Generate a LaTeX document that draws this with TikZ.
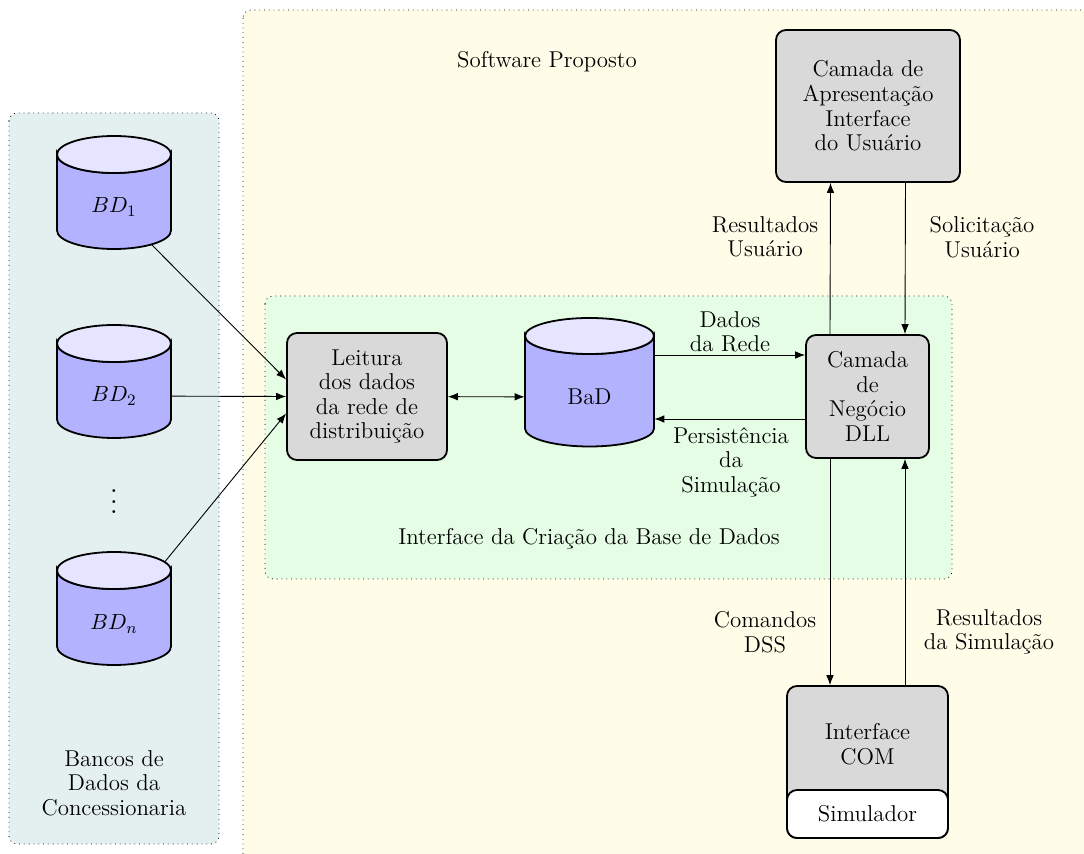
\documentclass[tikz,border=0pt]{standalone}
\usetikzlibrary{arrows.meta,calc}
\pgfdeclarelayer{back}
\pgfdeclarelayer{lines}
\pgfsetlayers{back,lines,main}
\definecolor{swpanel}{RGB}{255,252,232}
\definecolor{dbpanel}{RGB}{228,240,240}
\definecolor{bdpanel}{RGB}{228,253,228}
% database cylinder: centre x, top of the lid, half width, total height, lid y radius
\newcommand\dbcylinder[5]{%
  \filldraw[fill=blue!30, line width=0.9pt]
    ({#1-#3},{#2+#5}) -- ({#1-#3},{#2+#4-#5})
    arc[start angle=180, end angle=0, x radius=#3, y radius=#5]
    -- ({#1+#3},{#2+#5})
    arc[start angle=0, end angle=180, x radius=#3, y radius=#5] -- cycle;
  \filldraw[fill=blue!10, line width=0.9pt] (#1,{#2+#5}) ellipse[x radius=#3, y radius=#5];
}
\begin{document}
\begin{tikzpicture}[x=0.5pt,y=-0.5pt,
  font=\fontsize{11.45pt}{12.3pt}\selectfont,
  panel/.style={draw=black, dotted, rounded corners=4pt},
  procbox/.style={draw, line width=0.9pt, fill=black!15, rounded corners=5pt,
    align=center, inner sep=0pt},
  dblabel/.style={inner sep=0pt, minimum height=12pt},
  tip/.tip={Latex[length=5pt,width=3.8pt]},
  flow/.style={-tip, line width=0.45pt},
  biflow/.style={tip-tip, line width=0.45pt},
  lbl/.style={align=center, inner sep=0pt}
]
\useasboundingbox (0,0) rectangle (1084,854);
\clip (0,0) rectangle (1084,854);

% background panels
\begin{pgfonlayer}{back}
\draw[panel, fill=swpanel] (243,10) rectangle (1130,900);
\draw[panel, fill=dbpanel] (9,113) rectangle (219,844);
\draw[panel, fill=bdpanel] (265,296) rectangle (952,579);
\end{pgfonlayer}

% source databases
\dbcylinder{114}{136}{57}{113}{18.5}
\node[dblabel, minimum width=57pt] (bd1) at (114,207) {$BD_1$};
\dbcylinder{114}{325}{57}{113}{18.5}
\node[dblabel, minimum width=57pt] (bd2) at (114,396) {$BD_2$};
\node[inner sep=0pt] (dots) at (114,494) {\scalebox{1.3}{$\vdots$}};
\dbcylinder{114}{552}{57}{113}{18.5}
\node[dblabel, minimum width=57pt] (bdn) at (114,624) {$BD_n$};
\node[lbl] (bancos) at (114,783) {Bancos de\\Dados da\\Concessionaria};

% proposed software
\node[lbl] (soft) at (547,62) {Software Proposto};
\node[procbox, minimum width=80pt, minimum height=63.5pt] (lei) at (367,396.5)
  {Leitura\\dos dados\\da rede de\\distribuição};
\dbcylinder{589.5}{318}{64.5}{128.5}{18}
\node[dblabel, minimum width=64.5pt] (bad) at (589.5,397) {BaD};
\node[procbox, minimum width=61.5pt, minimum height=61.5pt] (neg) at (867.5,396.5)
  {Camada\\de\\Negócio\\DLL};
\node[procbox, minimum width=92pt, minimum height=76pt] (apr) at (868,106)
  {Camada de\\Apresentação\\Interface\\do Usuário};
\node[procbox, minimum width=80.5pt, minimum height=76pt] (com) at (867.5,762) {};
\node[lbl] (comtxt) at (867.5,744) {Interface\\COM};
\node[procbox, fill=white, minimum width=80.5pt, minimum height=24pt] (sim) at (867.5,814) {Simulador};
\node[lbl] (criacao) at (589,539) {Interface da Criação da Base de Dados};

% connector labels
\node[lbl] (resusu) at (765,237) {Resultados\\Usuário};
\node[lbl] (solusu) at (982,237) {Solicitação\\Usuário};
\node[lbl] (dadosrede) at (730,332) {Dados\\da Rede};
\node[lbl] (persist) at (731,462) {Persistência\\da\\Simulação};
\node[lbl] (cmddss) at (765,632) {Comandos\\DSS};
\node[lbl] (ressim) at (989,632) {Resultados\\da Simulação};

% connectors
\begin{pgfonlayer}{lines}
\draw[flow] (bd1) -- ($(lei.west)+(0,-17)$);
\draw[flow] (bd2) -- (lei.west);
\draw[flow] (bdn) -- ($(lei.west)+(0,17)$);
\draw[biflow] (lei) -- (bad);

\coordinate (pa) at ($(neg.west)+(0,-41.5)$);
\coordinate (pb) at ($(neg.west)+(0,22.5)$);
\draw[flow] (bad.east |- pa) -- (pa);
\draw[flow] (pb) -- (bad.east |- pb);

\draw[flow] ($(neg.north)+(-37.5,0)$) -- ($(apr.south)+(-37.5,0)$);
\draw[flow] ($(apr.south)+(37.5,0)$) -- ($(neg.north)+(37.5,0)$);
\draw[flow] ($(neg.south)+(-37.5,0)$) -- ($(com.north)+(-37.5,0)$);
\draw[flow] ($(com.north)+(37.5,0)$) -- ($(neg.south)+(37.5,0)$);
\end{pgfonlayer}
\end{tikzpicture}
\end{document}
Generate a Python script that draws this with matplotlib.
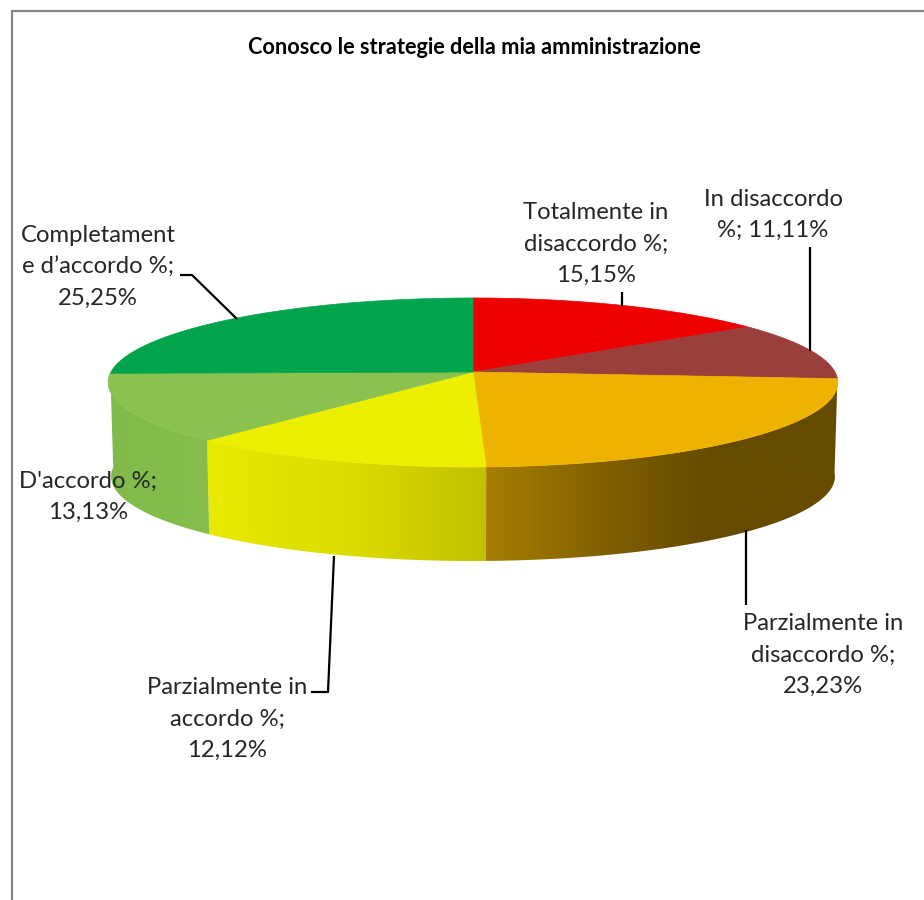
import matplotlib
matplotlib.use('Agg')
import matplotlib.pyplot as plt
from matplotlib.colors import LinearSegmentedColormap, to_rgb
from matplotlib.patches import Polygon
import numpy as np

plt.rcParams['font.family'] = ['Lato', 'DejaVu Sans']

title = 'Conosco le strategie della mia amministrazione'
categories = ['Totalmente in\ndisaccordo %;', 'In disaccordo\n%;', 'Parzialmente in\ndisaccordo %;',
              'Parzialmente in\naccordo %;', "D'accordo %;", 'Completament\ne d\u2019accordo %;']
values = [15.15, 11.11, 23.23, 12.12, 13.13, 25.25]
separators = ['\n', ' ', '\n', '\n', '\n', '\n']
top_colors = ['#EE0000', '#9B3F3D', '#EEB200', '#EEEE00', '#8AC250', '#00A44C']

# colori del lato: (x, colore)
side_stops = {
    2: [(486, '#A98000'), (620, '#7C5C00'), (710, '#654B00'), (840, '#654B00')],
    3: [(207, '#EAEA00'), (350, '#DCDC00'), (486, '#C0C000')],
    4: [(108, '#80BA4A'), (207, '#85BE4C')],
}

# posizione delle etichette (centro) e linee guida
label_pos = [(596, 244), (773, 215), (823, 655), (227, 719), (88, 497), (98, 267)]
leaders = [
    [(622, 292), (622, 306)],
    [(810, 247), (810, 351)],
    [(746, 530), (746, 605)],
    [(334, 556), (328, 692), (311, 692)],
    [(180, 275), (192, 275), (237, 319)],
]

cx, cy = 473, 372
rx, ry = 362, 83.2
persp = 0.124
depth = 94


# Proiezione di un punto del bordo della torta
def project(theta, r=1.0):
    u, v = r * np.sin(theta), r * np.cos(theta)
    w = 1 + persp * v
    return cx + rx * u / w, cy - ry * v / w


fig = plt.figure(figsize=(9.24, 9.0), dpi=100)
ax = fig.add_axes([0, 0, 1, 1])
ax.axis('off')

# cornice
ax.plot([12, 12, 924], [900, 11, 11], color='#868686', lw=1.6, solid_joinstyle='miter')

edges = np.cumsum([0] + values) / sum(values) * 2 * np.pi

# lato, con sfumatura orizzontale ritagliata sul poligono
for i, stops in side_stops.items():
    a0 = max(edges[i], np.pi / 2)
    a1 = min(edges[i + 1], 3 * np.pi / 2)
    th = np.linspace(a0, a1, 200)
    px, py = project(th)
    bx = px + (cx - px) * 0.008
    by = py + depth
    poly = Polygon(np.c_[np.r_[px, bx[::-1]], np.r_[py, by[::-1]]], closed=True, transform=ax.transData,
                   fc='none', ec='none')
    ax.add_patch(poly)
    x0, x1 = stops[0][0], stops[-1][0]
    cmap = LinearSegmentedColormap.from_list(
        f'side{i}', [((s[0] - x0) / (x1 - x0), to_rgb(s[1])) for s in stops])
    im = ax.imshow(np.linspace(0, 1, 256)[None, :], cmap=cmap, aspect='auto', zorder=2,
                   extent=(x0 - 6, x1 + 6, 600, 350), interpolation='bilinear')
    im.set_clip_path(poly)

# faccia superiore
for i, col in enumerate(top_colors):
    th = np.linspace(edges[i], edges[i + 1], 120)
    px, py = project(th)
    ax.fill(np.r_[cx, px], np.r_[cy, py], facecolor=col, edgecolor=col, lw=0.5, zorder=3)

# linee guida
for pts in leaders:
    ax.plot([p[0] for p in pts], [p[1] for p in pts], color='black', lw=1.6, zorder=4,
            solid_capstyle='butt')

# etichette
for cat, val, sep, pos in zip(categories, values, separators, label_pos):
    txt = cat + sep + f'{val:.2f}'.replace('.', ',') + '%'
    ax.text(pos[0], pos[1], txt, ha='center', va='center', fontsize=17.2, color='#262626',
            linespacing=1.6, zorder=5)

ax.text(474, 47, title, ha='center', va='center', fontsize=15.7, fontweight='bold', color='black', zorder=5)

ax.set_xlim(0, 924)
ax.set_ylim(900, 0)

fig.savefig('out.png', dpi=100)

**Task to carry out**
In the data above, count the lines where the word "draws" appears; reply with the number only.

**Final result**
2